## Work required
Lines that hold the word "this" should be located and copied.

---------- Data records ----------

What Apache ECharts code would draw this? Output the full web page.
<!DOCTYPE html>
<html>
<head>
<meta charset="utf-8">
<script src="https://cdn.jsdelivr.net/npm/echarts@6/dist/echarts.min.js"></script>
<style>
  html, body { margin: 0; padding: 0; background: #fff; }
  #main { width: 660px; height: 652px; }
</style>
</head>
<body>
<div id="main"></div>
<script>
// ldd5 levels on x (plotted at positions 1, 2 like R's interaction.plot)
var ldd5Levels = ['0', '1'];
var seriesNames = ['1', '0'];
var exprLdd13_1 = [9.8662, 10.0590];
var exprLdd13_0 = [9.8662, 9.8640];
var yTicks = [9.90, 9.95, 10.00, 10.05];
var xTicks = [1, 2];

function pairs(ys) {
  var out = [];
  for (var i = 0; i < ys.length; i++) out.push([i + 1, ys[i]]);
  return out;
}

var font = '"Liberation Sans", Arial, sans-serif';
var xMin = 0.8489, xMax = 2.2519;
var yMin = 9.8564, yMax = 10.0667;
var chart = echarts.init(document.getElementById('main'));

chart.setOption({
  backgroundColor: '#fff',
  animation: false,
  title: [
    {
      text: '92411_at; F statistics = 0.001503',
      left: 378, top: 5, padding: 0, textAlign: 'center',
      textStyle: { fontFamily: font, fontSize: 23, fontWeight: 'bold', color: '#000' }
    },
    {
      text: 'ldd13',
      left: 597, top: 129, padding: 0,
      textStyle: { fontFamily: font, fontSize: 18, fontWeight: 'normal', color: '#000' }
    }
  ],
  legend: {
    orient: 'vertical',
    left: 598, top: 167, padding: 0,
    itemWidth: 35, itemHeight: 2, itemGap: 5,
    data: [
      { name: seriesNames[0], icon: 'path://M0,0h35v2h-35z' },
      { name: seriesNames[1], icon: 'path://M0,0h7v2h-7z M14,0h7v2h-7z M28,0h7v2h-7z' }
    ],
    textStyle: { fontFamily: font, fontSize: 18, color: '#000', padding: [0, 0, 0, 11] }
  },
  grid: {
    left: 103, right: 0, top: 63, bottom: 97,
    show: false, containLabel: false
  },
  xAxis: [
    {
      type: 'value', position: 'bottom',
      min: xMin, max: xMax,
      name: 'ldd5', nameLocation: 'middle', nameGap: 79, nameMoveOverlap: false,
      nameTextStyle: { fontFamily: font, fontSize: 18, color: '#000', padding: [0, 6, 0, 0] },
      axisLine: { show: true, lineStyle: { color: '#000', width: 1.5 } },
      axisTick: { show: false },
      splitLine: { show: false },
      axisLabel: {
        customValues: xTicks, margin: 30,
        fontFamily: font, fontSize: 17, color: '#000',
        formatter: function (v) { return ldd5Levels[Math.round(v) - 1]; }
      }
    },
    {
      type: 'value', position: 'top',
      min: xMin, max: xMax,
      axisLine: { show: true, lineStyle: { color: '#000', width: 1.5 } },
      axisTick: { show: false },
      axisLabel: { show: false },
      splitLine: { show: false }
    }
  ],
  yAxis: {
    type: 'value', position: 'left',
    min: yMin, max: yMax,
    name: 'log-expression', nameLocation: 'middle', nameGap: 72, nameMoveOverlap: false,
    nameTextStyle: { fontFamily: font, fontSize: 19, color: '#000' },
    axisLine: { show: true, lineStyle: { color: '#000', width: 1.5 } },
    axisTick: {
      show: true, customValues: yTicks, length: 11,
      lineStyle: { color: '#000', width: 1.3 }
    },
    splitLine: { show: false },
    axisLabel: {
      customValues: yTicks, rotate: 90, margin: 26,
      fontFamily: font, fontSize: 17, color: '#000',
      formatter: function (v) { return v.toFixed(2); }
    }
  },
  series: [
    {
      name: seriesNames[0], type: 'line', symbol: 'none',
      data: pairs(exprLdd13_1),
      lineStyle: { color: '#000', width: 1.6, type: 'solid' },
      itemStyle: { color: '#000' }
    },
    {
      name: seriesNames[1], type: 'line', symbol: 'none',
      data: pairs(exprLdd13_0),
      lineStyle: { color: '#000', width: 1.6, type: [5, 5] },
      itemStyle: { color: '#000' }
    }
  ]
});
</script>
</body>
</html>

----------
---------- Data records ----------

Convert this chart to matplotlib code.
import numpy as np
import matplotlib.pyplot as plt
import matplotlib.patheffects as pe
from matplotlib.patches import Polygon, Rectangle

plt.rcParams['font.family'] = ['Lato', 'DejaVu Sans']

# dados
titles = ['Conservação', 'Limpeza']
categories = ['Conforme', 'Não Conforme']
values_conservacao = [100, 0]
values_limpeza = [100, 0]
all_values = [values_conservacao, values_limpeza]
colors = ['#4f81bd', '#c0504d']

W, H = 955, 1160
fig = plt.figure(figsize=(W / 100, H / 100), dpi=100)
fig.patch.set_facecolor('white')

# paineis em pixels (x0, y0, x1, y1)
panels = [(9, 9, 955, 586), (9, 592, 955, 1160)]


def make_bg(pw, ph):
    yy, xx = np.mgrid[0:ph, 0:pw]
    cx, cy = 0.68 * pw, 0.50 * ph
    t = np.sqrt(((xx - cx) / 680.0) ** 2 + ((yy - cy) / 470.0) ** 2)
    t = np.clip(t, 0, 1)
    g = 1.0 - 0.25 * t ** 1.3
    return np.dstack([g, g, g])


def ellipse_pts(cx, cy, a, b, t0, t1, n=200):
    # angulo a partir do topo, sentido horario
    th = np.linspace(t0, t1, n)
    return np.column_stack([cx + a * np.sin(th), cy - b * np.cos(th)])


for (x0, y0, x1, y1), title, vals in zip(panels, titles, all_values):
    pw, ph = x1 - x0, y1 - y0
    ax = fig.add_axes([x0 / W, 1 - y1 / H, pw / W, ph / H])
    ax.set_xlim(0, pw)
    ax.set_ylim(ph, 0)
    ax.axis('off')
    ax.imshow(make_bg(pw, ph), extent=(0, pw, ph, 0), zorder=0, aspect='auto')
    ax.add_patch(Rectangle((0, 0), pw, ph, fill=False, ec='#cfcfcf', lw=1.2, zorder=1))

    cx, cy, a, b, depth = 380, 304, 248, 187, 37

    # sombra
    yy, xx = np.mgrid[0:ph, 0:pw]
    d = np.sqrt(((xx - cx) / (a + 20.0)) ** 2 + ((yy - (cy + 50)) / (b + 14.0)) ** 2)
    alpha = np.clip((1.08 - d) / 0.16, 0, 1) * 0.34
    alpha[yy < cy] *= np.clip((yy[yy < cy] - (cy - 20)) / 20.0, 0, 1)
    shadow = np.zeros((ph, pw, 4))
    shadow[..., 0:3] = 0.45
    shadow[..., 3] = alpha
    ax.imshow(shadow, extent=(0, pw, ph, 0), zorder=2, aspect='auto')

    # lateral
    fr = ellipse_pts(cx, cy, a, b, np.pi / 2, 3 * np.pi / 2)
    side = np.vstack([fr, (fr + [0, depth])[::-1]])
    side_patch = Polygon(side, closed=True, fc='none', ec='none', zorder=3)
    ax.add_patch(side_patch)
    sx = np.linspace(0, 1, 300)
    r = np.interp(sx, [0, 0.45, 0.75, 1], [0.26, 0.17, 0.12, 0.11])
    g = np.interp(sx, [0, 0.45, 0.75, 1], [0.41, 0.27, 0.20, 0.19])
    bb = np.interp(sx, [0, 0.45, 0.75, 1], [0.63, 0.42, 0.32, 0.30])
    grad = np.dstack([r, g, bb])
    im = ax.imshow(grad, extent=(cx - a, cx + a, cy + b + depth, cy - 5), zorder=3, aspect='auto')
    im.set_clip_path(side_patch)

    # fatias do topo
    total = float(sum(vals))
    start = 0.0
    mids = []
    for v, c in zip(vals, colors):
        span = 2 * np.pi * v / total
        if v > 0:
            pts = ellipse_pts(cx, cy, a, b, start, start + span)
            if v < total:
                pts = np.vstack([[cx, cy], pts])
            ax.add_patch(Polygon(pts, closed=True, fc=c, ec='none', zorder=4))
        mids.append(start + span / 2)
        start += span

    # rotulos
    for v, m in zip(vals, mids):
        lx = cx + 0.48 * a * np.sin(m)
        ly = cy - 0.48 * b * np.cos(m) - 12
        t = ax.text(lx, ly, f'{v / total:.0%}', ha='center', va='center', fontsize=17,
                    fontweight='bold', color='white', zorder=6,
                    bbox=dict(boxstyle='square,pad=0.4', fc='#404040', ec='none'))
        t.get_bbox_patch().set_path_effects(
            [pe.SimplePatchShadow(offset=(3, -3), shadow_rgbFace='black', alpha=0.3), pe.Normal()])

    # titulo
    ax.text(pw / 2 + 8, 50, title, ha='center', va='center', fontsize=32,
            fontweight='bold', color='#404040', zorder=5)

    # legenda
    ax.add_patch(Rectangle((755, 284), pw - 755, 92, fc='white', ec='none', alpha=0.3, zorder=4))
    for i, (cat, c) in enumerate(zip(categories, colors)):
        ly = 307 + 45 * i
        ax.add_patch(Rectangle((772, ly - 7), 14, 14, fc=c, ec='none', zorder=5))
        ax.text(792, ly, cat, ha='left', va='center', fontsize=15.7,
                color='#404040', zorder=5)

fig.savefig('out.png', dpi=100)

----------
---------- Data records ----------

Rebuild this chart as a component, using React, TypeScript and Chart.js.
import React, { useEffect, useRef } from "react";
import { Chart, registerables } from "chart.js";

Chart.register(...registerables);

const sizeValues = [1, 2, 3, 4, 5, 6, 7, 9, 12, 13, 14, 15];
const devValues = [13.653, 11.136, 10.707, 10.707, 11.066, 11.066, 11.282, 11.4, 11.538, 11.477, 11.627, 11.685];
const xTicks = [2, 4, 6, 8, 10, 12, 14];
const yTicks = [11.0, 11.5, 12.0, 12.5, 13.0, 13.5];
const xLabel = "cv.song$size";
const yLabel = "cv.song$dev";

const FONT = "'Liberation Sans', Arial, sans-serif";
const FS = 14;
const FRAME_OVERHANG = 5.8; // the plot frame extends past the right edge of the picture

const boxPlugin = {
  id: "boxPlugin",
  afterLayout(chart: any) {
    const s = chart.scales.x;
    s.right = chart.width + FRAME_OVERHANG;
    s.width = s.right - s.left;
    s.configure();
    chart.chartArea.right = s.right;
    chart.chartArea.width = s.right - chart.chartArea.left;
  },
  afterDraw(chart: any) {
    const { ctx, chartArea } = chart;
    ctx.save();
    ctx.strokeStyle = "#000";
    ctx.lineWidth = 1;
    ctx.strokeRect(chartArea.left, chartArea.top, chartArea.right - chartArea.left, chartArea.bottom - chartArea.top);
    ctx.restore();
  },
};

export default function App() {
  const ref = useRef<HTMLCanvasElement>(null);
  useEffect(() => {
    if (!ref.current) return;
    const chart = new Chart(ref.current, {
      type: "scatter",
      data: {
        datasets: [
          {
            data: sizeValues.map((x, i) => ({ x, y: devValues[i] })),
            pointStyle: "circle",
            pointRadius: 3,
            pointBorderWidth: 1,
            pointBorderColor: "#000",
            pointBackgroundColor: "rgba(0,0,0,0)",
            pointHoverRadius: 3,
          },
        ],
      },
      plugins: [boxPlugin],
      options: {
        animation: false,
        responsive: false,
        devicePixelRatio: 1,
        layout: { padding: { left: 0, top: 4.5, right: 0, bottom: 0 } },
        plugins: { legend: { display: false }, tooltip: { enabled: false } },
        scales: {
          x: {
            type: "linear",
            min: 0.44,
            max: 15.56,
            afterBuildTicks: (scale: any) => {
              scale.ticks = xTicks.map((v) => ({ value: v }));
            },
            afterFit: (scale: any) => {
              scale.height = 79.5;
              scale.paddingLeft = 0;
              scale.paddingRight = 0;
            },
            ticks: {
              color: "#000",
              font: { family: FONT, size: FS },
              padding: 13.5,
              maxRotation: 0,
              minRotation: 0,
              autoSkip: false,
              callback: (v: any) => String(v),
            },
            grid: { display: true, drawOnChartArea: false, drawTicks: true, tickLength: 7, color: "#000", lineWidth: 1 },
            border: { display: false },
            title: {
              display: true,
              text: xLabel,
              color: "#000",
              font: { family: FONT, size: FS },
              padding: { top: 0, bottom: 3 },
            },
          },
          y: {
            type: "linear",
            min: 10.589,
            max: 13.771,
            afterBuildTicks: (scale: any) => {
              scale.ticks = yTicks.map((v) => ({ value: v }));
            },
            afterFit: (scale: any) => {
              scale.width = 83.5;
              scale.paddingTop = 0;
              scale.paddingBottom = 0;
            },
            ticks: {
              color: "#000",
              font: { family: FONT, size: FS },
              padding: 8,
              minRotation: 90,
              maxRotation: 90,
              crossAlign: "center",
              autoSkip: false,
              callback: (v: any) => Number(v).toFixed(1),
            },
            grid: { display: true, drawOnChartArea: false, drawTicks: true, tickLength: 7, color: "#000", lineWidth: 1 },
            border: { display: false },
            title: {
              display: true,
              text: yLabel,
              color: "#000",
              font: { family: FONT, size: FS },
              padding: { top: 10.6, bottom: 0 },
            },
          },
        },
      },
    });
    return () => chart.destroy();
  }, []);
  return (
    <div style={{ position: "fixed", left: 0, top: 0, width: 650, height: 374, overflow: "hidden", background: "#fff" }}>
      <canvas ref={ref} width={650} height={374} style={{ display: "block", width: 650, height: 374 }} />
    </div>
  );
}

----------

## Exercise response
What Apache ECharts code would draw this? Output the full web page.
Convert this chart to matplotlib code.
Rebuild this chart as a component, using React, TypeScript and Chart.js.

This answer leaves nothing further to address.